One year later, in “Gozilla” (by the same Roland Emmerich) when the reporter played by Harry Shearer talks of “the World Trade Center Bombing”, the last three number of the time code at the bottom of the screen are 9.11.
In “The Matrix” (Wachowski Brothers, 1999) the date of expiry on Neo’s passport (Keanu Reeves) reads: 11 September 01.
Even in cartoons and comics, we can notice that same strange “prediction pattern”. Here are the two most eerie examples:
In "X-Men" #189 (January 1985), we can read: “The Twin Towers of the World Trade Center lie in ruins, thousands are dead, many more injured.”
In a "Johnny Bravo" episode (January 2001), we can see on a wall a strange picture: a “coming soon” sign over a burning tower.

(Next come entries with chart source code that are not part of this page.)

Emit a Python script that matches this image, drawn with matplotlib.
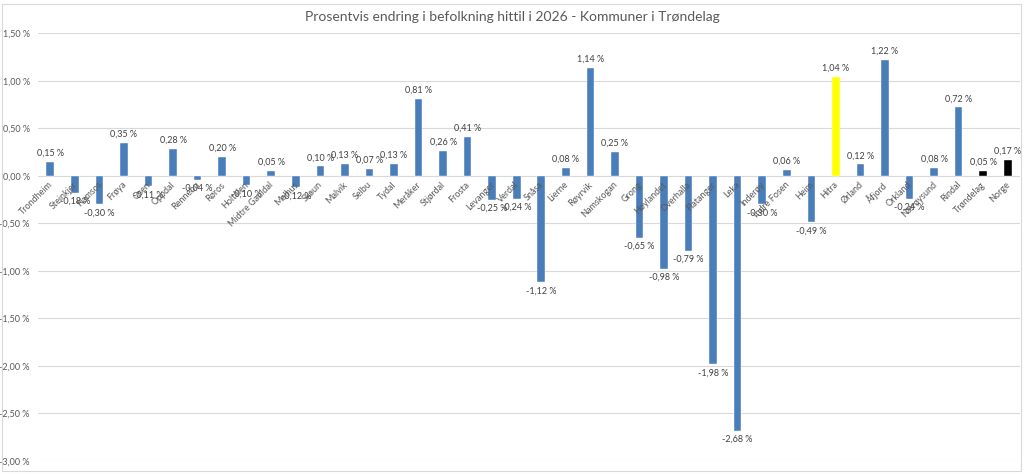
import matplotlib
matplotlib.use("Agg")
import matplotlib.pyplot as plt
from matplotlib.patches import Rectangle

plt.rcParams['font.family'] = ['Lato', 'DejaVu Sans']

categories = ["Trondheim", "Steinkjer", "Namsos", "Frøya", "Osen", "Oppdal", "Rennebu", "Røros",
              "Holtålen", "Midtre Gauldal", "Melhus", "Skaun", "Malvik", "Selbu", "Tydal",
              "Meråker", "Stjørdal", "Frosta", "Levanger", "Verdal", "Snåsa", "Lierne", "Røyrvik",
              "Namskogan", "Grong", "Høylandet", "Overhalla", "Flatanger", "Leka", "Inderøy",
              "Indre Fosen", "Heim", "Hitra", "Ørland", "Åfjord", "Orkland", "Nærøysund",
              "Rindal", "Trøndelag", "Norge"]
values = [0.15, -0.18, -0.30, 0.35, -0.11, 0.28, -0.04, 0.20,
          -0.10, 0.05, -0.12, 0.10, 0.13, 0.07, 0.13,
          0.81, 0.26, 0.41, -0.25, -0.24, -1.12, 0.08, 1.14,
          0.25, -0.65, -0.98, -0.79, -1.98, -2.68, -0.30,
          0.06, -0.49, 1.04, 0.12, 1.22, -0.24, 0.08,
          0.72, 0.05, 0.17]
highlight = {"Hitra": "#FFFF00", "Trøndelag": "#000000", "Norge": "#000000"}
yticks = [1.5, 1.0, 0.5, 0.0, -0.5, -1.0, -1.5, -2.0, -2.5, -3.0]
title = "Prosentvis endring i befolkning hittil i 2026 - Kommuner i Trøndelag"

def pct(v):
    return f"{v:.2f} %".replace(".", ",")

W, H = 1024, 474
fig = plt.figure(figsize=(W / 100, H / 100), dpi=100)
fig.patches.append(Rectangle((2 / W, 3 / H), 1 - 5 / W, 1 - 7 / H, transform=fig.transFigure,
                             fill=False, edgecolor="#D9D9D9", lw=0.8))
ax = fig.add_axes([38 / W, 1 - 461 / H, (1020 - 38) / W, (461 - 33.3) / H])

x = list(range(len(categories)))
colors = [highlight.get(c, "#4A7EBB") for c in categories]
ax.bar(x, values, width=0.31, color=colors, edgecolor="white", linewidth=0.3, zorder=3)

ax.set_xlim(-0.5, len(categories) - 0.5)
ax.set_ylim(min(yticks), max(yticks))
ax.set_yticks(yticks)
ax.set_yticklabels([pct(t) for t in yticks], fontsize=6.5, color="#595959")
ax.tick_params(axis="y", length=0, pad=6)
ax.set_xticks([])
ax.yaxis.grid(True, color="#D9D9D9", lw=0.8, zorder=0)
ax.set_axisbelow(True)
for s in ax.spines.values():
    s.set_visible(False)

for xi, v, c in zip(x, values, categories):
    if v >= 0:
        ax.annotate(pct(v), (xi, v), xytext=(0, 3), textcoords="offset points",
                    ha="center", va="bottom", fontsize=6.5, color="#404040", zorder=4)
    else:
        ax.annotate(pct(v), (xi, v), xytext=(0, -3), textcoords="offset points",
                    ha="center", va="top", fontsize=6.5, color="#404040", zorder=4)
    ax.annotate(c, (xi, 0), xytext=(3, -3), textcoords="offset points",
                ha="right", va="top", rotation=45, fontsize=6.5, color="#595959", zorder=4)

fig.text(0.5, 1 - 17 / H, title, ha="center", va="center", fontsize=10, color="#595959")

fig.savefig("out.png", dpi=100)
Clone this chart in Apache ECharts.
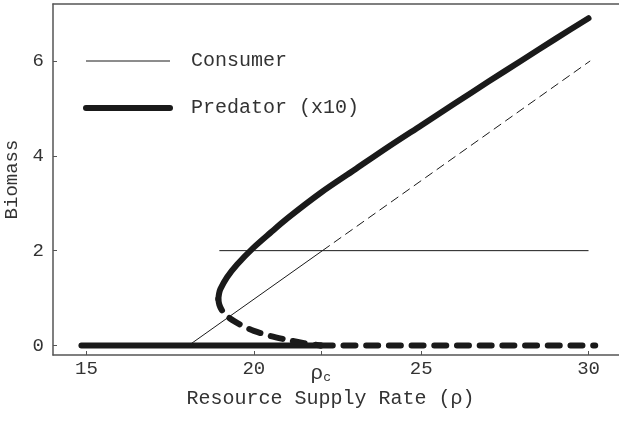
<!DOCTYPE html>
<html>
<head>
<meta charset="utf-8">
<script src="https://cdn.jsdelivr.net/npm/echarts@6/dist/echarts.min.js"></script>
<style>
  html, body { margin: 0; padding: 0; background: #fff; }
  #chart { width: 619px; height: 422px; }
</style>
</head>
<body>
<div id="chart"></div>
<script>
// tick values and labels
var xTickValues = [15, 20, 22, 25, 30];
var xTickLabels = ['15', '20', 'ρc', '25', '30'];
var yTickValues = [0, 2, 4, 6];

// consumer biomass
var consumerRiseX = [15, 18.05, 22.05];
var consumerRiseY = [0, 0, 2];
var consumerDashX = [22.05, 30.05];
var consumerDashY = [2, 6.0];
var consumerFlatX = [18.97, 30];
var consumerFlatY = [2, 2];

// predator biomass (x10): stable upper branch, unstable lower branch, zero states
var predUpperX = [18.94, 18.96, 19.0, 19.2, 19.5, 20.0, 20.5, 21.0, 22.0, 23.0, 24.0, 25.0, 26.0, 27.0, 28.0, 29.0, 30.0];
var predUpperY = [0.98, 1.09, 1.19, 1.44, 1.71, 2.07, 2.38, 2.68, 3.22, 3.70, 4.18, 4.64, 5.10, 5.56, 6.01, 6.46, 6.90];
var predLowerX = [18.94, 18.97, 19.05, 19.2, 19.4, 19.7, 20.0, 20.5, 21.0, 21.5, 22.0];
var predLowerY = [0.98, 0.86, 0.74, 0.62, 0.52, 0.40, 0.31, 0.20, 0.12, 0.05, 0.0];
var predZeroX = [14.85, 22];
var predZeroY = [0, 0];
var predZeroDashX = [22, 30.2];
var predZeroDashY = [0, 0];

function pairs(xs, ys) {
    return xs.map(function (x, i) { return [x, ys[i]]; });
}

var font = 'Liberation Mono';
var ink = '#1a1a1a';
var frame = '#555';

var chart = echarts.init(document.getElementById('chart'));
var option = {
    animation: false,
    color: [ink],
    grid: {
        left: 53,
        right: -3,
        top: 4,
        bottom: 67,
        outerBoundsMode: 'none',
        containLabel: false
    },
    legend: {
        orient: 'vertical',
        left: 78,
        top: 46,
        itemWidth: 84,
        itemHeight: 20,
        itemGap: 27,
        itemStyle: { opacity: 0 },
        lineStyle: { width: 'inherit' },
        data: ['Consumer', 'Predator (x10)'],
        textStyle: {
            fontFamily: font,
            fontSize: 20,
            color: '#333',
            lineHeight: 20,
            padding: [0, 0, 0, 16]
        }
    },
    xAxis: [{
        type: 'value',
        min: 14,
        max: 31,
        name: 'Resource Supply Rate (ρ)',
        nameLocation: 'middle',
        nameGap: 32,
        nameTextStyle: {
            fontFamily: font,
            fontSize: 20,
            color: '#333',
            padding: [0, 14, 0, 0]
        },
        axisLine: { onZero: false, lineStyle: { color: frame, width: 1.5 } },
        axisTick: { inside: true, length: 4, customValues: xTickValues, lineStyle: { color: frame } },
        splitLine: { show: false },
        axisLabel: {
            customValues: xTickValues,
            margin: 4,
            fontFamily: font,
            fontSize: 19,
            color: '#333',
            formatter: function (v) {
                var lab = xTickLabels[xTickValues.indexOf(v)];
                if (lab === 'ρc') return '{r|ρ}{s|c}';
                return lab;
            },
            rich: {
                r: { fontFamily: font, fontSize: 21, color: '#333', padding: [4, 0, 0, 0] },
                s: { fontFamily: font, fontSize: 13, color: '#333', padding: [12, 0, 0, 0] }
            }
        }
    }, {
        //  top edge of the frame
        type: 'value',
        position: 'top',
        min: 14,
        max: 31,
        axisLine: { show: true, onZero: false, lineStyle: { color: frame, width: 1.5 } },
        axisTick: { show: false },
        axisLabel: { show: false },
        splitLine: { show: false }
    }],
    yAxis: {
        type: 'value',
        min: -0.2,
        max: 7.2,
        name: 'Biomass',
        nameLocation: 'middle',
        nameGap: 27,
        nameTextStyle: { fontFamily: font, fontSize: 19, color: '#333' },
        axisLine: { show: true, onZero: false, lineStyle: { color: frame, width: 1.5 } },
        axisTick: { show: true, inside: true, length: 4, customValues: yTickValues, lineStyle: { color: frame } },
        splitLine: { show: false },
        axisLabel: {
            customValues: yTickValues,
            margin: 9,
            fontFamily: font,
            fontSize: 19,
            color: '#333'
        }
    },
    series: [
        {
            name: 'Consumer', type: 'line', symbol: 'none', z: 3,
            lineStyle: { color: ink, width: 1 },
            data: pairs(consumerFlatX, consumerFlatY)
        },
        {
            name: 'Consumer', type: 'line', symbol: 'none', z: 3,
            lineStyle: { color: ink, width: 1 },
            data: pairs(consumerRiseX, consumerRiseY)
        },
        {
            name: 'Consumer', type: 'line', symbol: 'none', z: 3,
            lineStyle: { color: ink, width: 1, type: [9, 5] },
            data: pairs(consumerDashX, consumerDashY)
        },
        {
            name: 'Predator (x10)', type: 'line', symbol: 'none', z: 2, smooth: 0.3,
            lineStyle: { color: ink, width: 6, cap: 'round', join: 'round' },
            data: pairs(predUpperX, predUpperY)
        },
        {
            name: 'Predator (x10)', type: 'line', symbol: 'none', z: 2,
            lineStyle: { color: ink, width: 6, cap: 'round' },
            data: pairs(predZeroX, predZeroY)
        },
        {
            name: 'Predator (x10)', type: 'line', symbol: 'none', z: 2, smooth: 0.3,
            lineStyle: { color: ink, width: 6, cap: 'round', type: [12, 10.7] },
            data: pairs(predLowerX, predLowerY)
        },
        {
            name: 'Predator (x10)', type: 'line', symbol: 'none', z: 2,
            lineStyle: { color: ink, width: 6, cap: 'round', type: [12, 10.7] },
            data: pairs(predZeroDashX, predZeroDashY)
        }
    ]
};
chart.setOption(option);
</script>
</body>
</html>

But the most bizarre example remains the game created in 1990 by Steve Jackson, “Illuminati - New World Order”. Two of its cards are weirdly similar to what happened on 9/11: the attacks on the Twin Towers and on the Pentagon.
And what to make of this article’s illustration about Al Qaeda, published in 1994, showing terrorists sitting in a plane, holding bombs and circling the Twin Towers?
What about the pilot episode of "The X-Files" spin-off: "The Lone Gunmen" (Chris Carter, March 2001) where a terrorist hijacks an airliner and plans, via remote-control, to crash it into the World Trace Center?
Whatever all this is, pure coincidence, bizarre ominous predictions or even mysterious conspiracy, one fact remains: no one with a sound mind can believe members of the George W. Bush’s administration when they claim that they couldn't see it coming, as former Secretary of Sate Condoleezza Rice did on the aftermath of the attacks: “I don't think anybody could have predicted that these people would take an airplane and slam it into the World Trade Center.”
We're not stupid enough to believe they were that dumb.